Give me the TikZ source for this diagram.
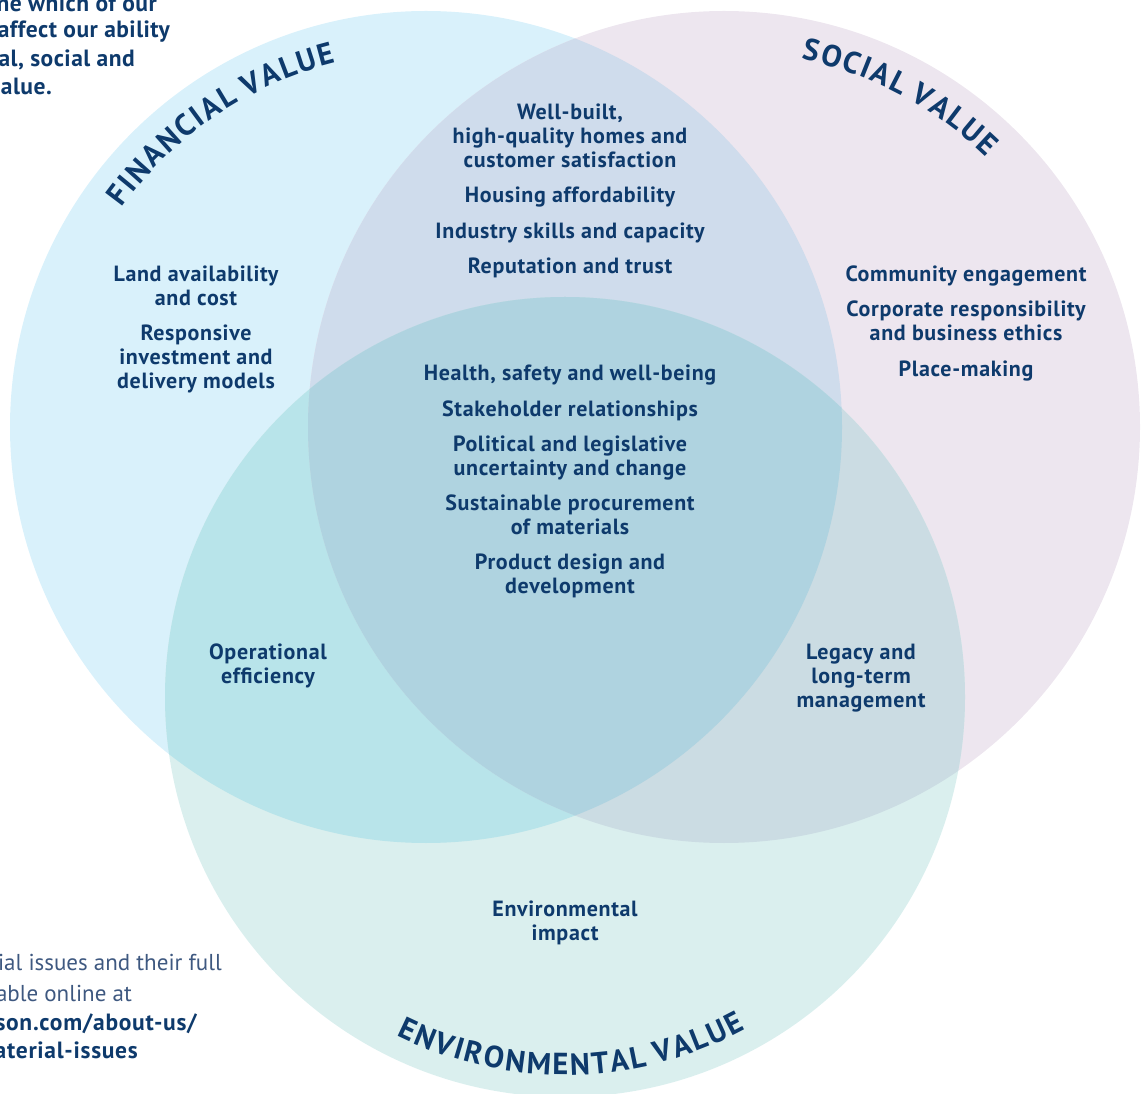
\documentclass[tikz,border=0pt]{standalone}
\usepackage{fontspec}
\setmainfont{PT Sans}
\newfontfamily\titlefont{PT Sans}
\newfontfamily\lblfont{PT Sans}[LetterSpace=3]
\newfontfamily\sidefont{PT Sans}[LetterSpace=2]
\usetikzlibrary{decorations.text,calc}
\definecolor{navy}{RGB}{14,58,108}
\definecolor{greytext}{RGB}{62,88,128}
\definecolor{cF}{RGB}{217,241,251}
\definecolor{cS}{RGB}{237,230,239}
\definecolor{cE}{RGB}{218,239,238}
\definecolor{cFS}{RGB}{207,220,236}
\definecolor{cFE}{RGB}{184,228,234}
\definecolor{cSE}{RGB}{203,220,227}
\definecolor{cFSE}{RGB}{175,211,224}
\newcommand\tkern{\kern2pt}
\tikzset{
  lbl/.style={text=navy, anchor=base, inner sep=0pt, font=\lblfont\fontsize{22}{24}\selectfont\bfseries},
  side/.style={text=navy, anchor=base east, inner sep=0pt, font=\sidefont\fontsize{23.5}{28}\selectfont\bfseries},
  sidelight/.style={text=greytext, anchor=base east, inner sep=0pt, font=\fontsize{23}{29}\selectfont},
  sidebold/.style={text=navy, anchor=base east, inner sep=0pt, font=\lblfont\fontsize{23.5}{29}\selectfont\bfseries},
  arctitle/.style={decorate, decoration={text along path, text align=center, text color=navy}}
}
\newcommand\lbl[4]{\node[lbl] (#1) at (#2,1093-#3) {\begin{tabular}[t]{@{}c@{}}#4\end{tabular}};}
\begin{document}
\begin{tikzpicture}[x=1pt,y=1pt]
\useasboundingbox (0,0) rectangle (1142,1093);
\coordinate (cf) at (426,666);
\coordinate (cs) at (724,666);
\coordinate (ce) at (565,396);
% base circles
\fill[cF] (cf) circle[radius=416pt];
\fill[cS] (cs) circle[radius=416pt];
\fill[cE] (ce) circle[radius=400pt];
% pairwise overlaps
\begin{scope}\clip (cf) circle[radius=416pt]; \fill[cFS] (cs) circle[radius=416pt];\end{scope}
\begin{scope}\clip (cf) circle[radius=416pt]; \fill[cFE] (ce) circle[radius=400pt];\end{scope}
\begin{scope}\clip (cs) circle[radius=416pt]; \fill[cSE] (ce) circle[radius=400pt];\end{scope}
\begin{scope}\clip (cf) circle[radius=416pt]; \clip (cs) circle[radius=416pt]; \fill[cFSE] (ce) circle[radius=400pt];\end{scope}
% curved titles
\path[arctitle, decoration={text={|\titlefont\fontsize{30.5}{30}\selectfont\bfseries|{F\tkern}{I\tkern}{N\tkern}{A\tkern}{N\tkern}{C\tkern}{I\tkern}{A\tkern}{L\tkern} {V\tkern}{A\tkern}{L\tkern}{U\tkern}E}}]
  ($(cf)+(164:375pt)$) arc[start angle=164, end angle=84, radius=375pt];
\path[arctitle, decoration={text={|\titlefont\fontsize{30.5}{30}\selectfont\bfseries|{S\tkern}{O\tkern}{C\tkern}{I\tkern}{A\tkern}{L\tkern} {V\tkern}{A\tkern}{L\tkern}{U\tkern}E}}]
  ($(cs)+(102:376pt)$) arc[start angle=102, end angle=22, radius=376pt];
\path[arctitle, decoration={text={|\titlefont\fontsize{30.5}{30}\selectfont\bfseries|{E\tkern}{N\tkern}{V\tkern}{I\tkern}{R\tkern}{O\tkern}{N\tkern}{M\tkern}{E\tkern}{N\tkern}{T\tkern}{A\tkern}{L\tkern} {V\tkern}{A\tkern}{L\tkern}{U\tkern}E}}]
  ($(ce)+(221:378pt)$) arc[start angle=221, end angle=321, radius=378pt];
% labels
\lbl{wb}{570}{120}{Well-built,\\high-quality homes and\\customer satisfaction}
\lbl{ha}{570}{203}{Housing affordability}
\lbl{isc}{570}{239}{Industry skills and capacity}
\lbl{rt}{570}{274}{Reputation and trust}
\lbl{la}{196}{282}{Land availability\\and cost}
\lbl{ri}{196}{341}{Responsive\\investment and\\delivery models}
\lbl{ce1}{966}{282}{Community engagement}
\lbl{cr}{966}{317}{Corporate responsibility\\and business ethics}
\lbl{pm}{966}{377}{Place-making}
\lbl{hs}{570}{381}{Health, safety and well-being}
\lbl{sr}{570}{417}{Stakeholder relationships}
\lbl{pl}{570}{452}{Political and legislative\\uncertainty and change}
\lbl{sp}{570}{511}{Sustainable procurement\\of materials}
\lbl{pd}{570}{570}{Product design and\\development}
\lbl{oe}{268}{660}{Operational\\efficiency}
\lbl{lt}{861}{660}{Legacy and\\long-term\\management}
\lbl{ei}{565}{916}{Environmental\\impact}
% cut-off side texts
\node[side] (tl1) at (157,1093-12) {ne which of our};
\node[side] (tl2) at (170,1093-38) {affect our ability};
\node[side] (tl3) at (135,1093-67) {al, social and};
\node[side] (tl4) at (52,1093-95) {alue.};
\node[sidelight] (bl1) at (222,1093-970) {ial issues and their full};
\node[sidelight] (bl2) at (132,1093-1001) {able online at};
\node[sidebold] (bl3) at (197,1093-1030) {son.com/about-us/};
\node[sidebold] (bl4) at (138,1093-1058) {aterial-issues};
\end{tikzpicture}
\end{document}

### Set task
Copy every line above word for word and exclude the pictures.

### Task result
Give me the TikZ source for this diagram.
\documentclass[tikz,border=0pt]{standalone}
\usepackage{fontspec}
\setmainfont{PT Sans}
\newfontfamily\titlefont{PT Sans}
\newfontfamily\lblfont{PT Sans}[LetterSpace=3]
\newfontfamily\sidefont{PT Sans}[LetterSpace=2]
\usetikzlibrary{decorations.text,calc}
\definecolor{navy}{RGB}{14,58,108}
\definecolor{greytext}{RGB}{62,88,128}
\definecolor{cF}{RGB}{217,241,251}
\definecolor{cS}{RGB}{237,230,239}
\definecolor{cE}{RGB}{218,239,238}
\definecolor{cFS}{RGB}{207,220,236}
\definecolor{cFE}{RGB}{184,228,234}
\definecolor{cSE}{RGB}{203,220,227}
\definecolor{cFSE}{RGB}{175,211,224}
\newcommand\tkern{\kern2pt}
\tikzset{
  lbl/.style={text=navy, anchor=base, inner sep=0pt, font=\lblfont\fontsize{22}{24}\selectfont\bfseries},
  side/.style={text=navy, anchor=base east, inner sep=0pt, font=\sidefont\fontsize{23.5}{28}\selectfont\bfseries},
  sidelight/.style={text=greytext, anchor=base east, inner sep=0pt, font=\fontsize{23}{29}\selectfont},
  sidebold/.style={text=navy, anchor=base east, inner sep=0pt, font=\lblfont\fontsize{23.5}{29}\selectfont\bfseries},
  arctitle/.style={decorate, decoration={text along path, text align=center, text color=navy}}
}
\newcommand\lbl[4]{\node[lbl] (#1) at (#2,1093-#3) {\begin{tabular}[t]{@{}c@{}}#4\end{tabular}};}
\begin{document}
\begin{tikzpicture}[x=1pt,y=1pt]
\useasboundingbox (0,0) rectangle (1142,1093);
\coordinate (cf) at (426,666);
\coordinate (cs) at (724,666);
\coordinate (ce) at (565,396);
% base circles
\fill[cF] (cf) circle[radius=416pt];
\fill[cS] (cs) circle[radius=416pt];
\fill[cE] (ce) circle[radius=400pt];
% pairwise overlaps
\begin{scope}\clip (cf) circle[radius=416pt]; \fill[cFS] (cs) circle[radius=416pt];\end{scope}
\begin{scope}\clip (cf) circle[radius=416pt]; \fill[cFE] (ce) circle[radius=400pt];\end{scope}
\begin{scope}\clip (cs) circle[radius=416pt]; \fill[cSE] (ce) circle[radius=400pt];\end{scope}
\begin{scope}\clip (cf) circle[radius=416pt]; \clip (cs) circle[radius=416pt]; \fill[cFSE] (ce) circle[radius=400pt];\end{scope}
% curved titles
\path[arctitle, decoration={text={|\titlefont\fontsize{30.5}{30}\selectfont\bfseries|{F\tkern}{I\tkern}{N\tkern}{A\tkern}{N\tkern}{C\tkern}{I\tkern}{A\tkern}{L\tkern} {V\tkern}{A\tkern}{L\tkern}{U\tkern}E}}]
  ($(cf)+(164:375pt)$) arc[start angle=164, end angle=84, radius=375pt];
\path[arctitle, decoration={text={|\titlefont\fontsize{30.5}{30}\selectfont\bfseries|{S\tkern}{O\tkern}{C\tkern}{I\tkern}{A\tkern}{L\tkern} {V\tkern}{A\tkern}{L\tkern}{U\tkern}E}}]
  ($(cs)+(102:376pt)$) arc[start angle=102, end angle=22, radius=376pt];
\path[arctitle, decoration={text={|\titlefont\fontsize{30.5}{30}\selectfont\bfseries|{E\tkern}{N\tkern}{V\tkern}{I\tkern}{R\tkern}{O\tkern}{N\tkern}{M\tkern}{E\tkern}{N\tkern}{T\tkern}{A\tkern}{L\tkern} {V\tkern}{A\tkern}{L\tkern}{U\tkern}E}}]
  ($(ce)+(221:378pt)$) arc[start angle=221, end angle=321, radius=378pt];
% labels
\lbl{wb}{570}{120}{Well-built,\\high-quality homes and\\customer satisfaction}
\lbl{ha}{570}{203}{Housing affordability}
\lbl{isc}{570}{239}{Industry skills and capacity}
\lbl{rt}{570}{274}{Reputation and trust}
\lbl{la}{196}{282}{Land availability\\and cost}
\lbl{ri}{196}{341}{Responsive\\investment and\\delivery models}
\lbl{ce1}{966}{282}{Community engagement}
\lbl{cr}{966}{317}{Corporate responsibility\\and business ethics}
\lbl{pm}{966}{377}{Place-making}
\lbl{hs}{570}{381}{Health, safety and well-being}
\lbl{sr}{570}{417}{Stakeholder relationships}
\lbl{pl}{570}{452}{Political and legislative\\uncertainty and change}
\lbl{sp}{570}{511}{Sustainable procurement\\of materials}
\lbl{pd}{570}{570}{Product design and\\development}
\lbl{oe}{268}{660}{Operational\\efficiency}
\lbl{lt}{861}{660}{Legacy and\\long-term\\management}
\lbl{ei}{565}{916}{Environmental\\impact}
% cut-off side texts
\node[side] (tl1) at (157,1093-12) {ne which of our};
\node[side] (tl2) at (170,1093-38) {affect our ability};
\node[side] (tl3) at (135,1093-67) {al, social and};
\node[side] (tl4) at (52,1093-95) {alue.};
\node[sidelight] (bl1) at (222,1093-970) {ial issues and their full};
\node[sidelight] (bl2) at (132,1093-1001) {able online at};
\node[sidebold] (bl3) at (197,1093-1030) {son.com/about-us/};
\node[sidebold] (bl4) at (138,1093-1058) {aterial-issues};
\end{tikzpicture}
\end{document}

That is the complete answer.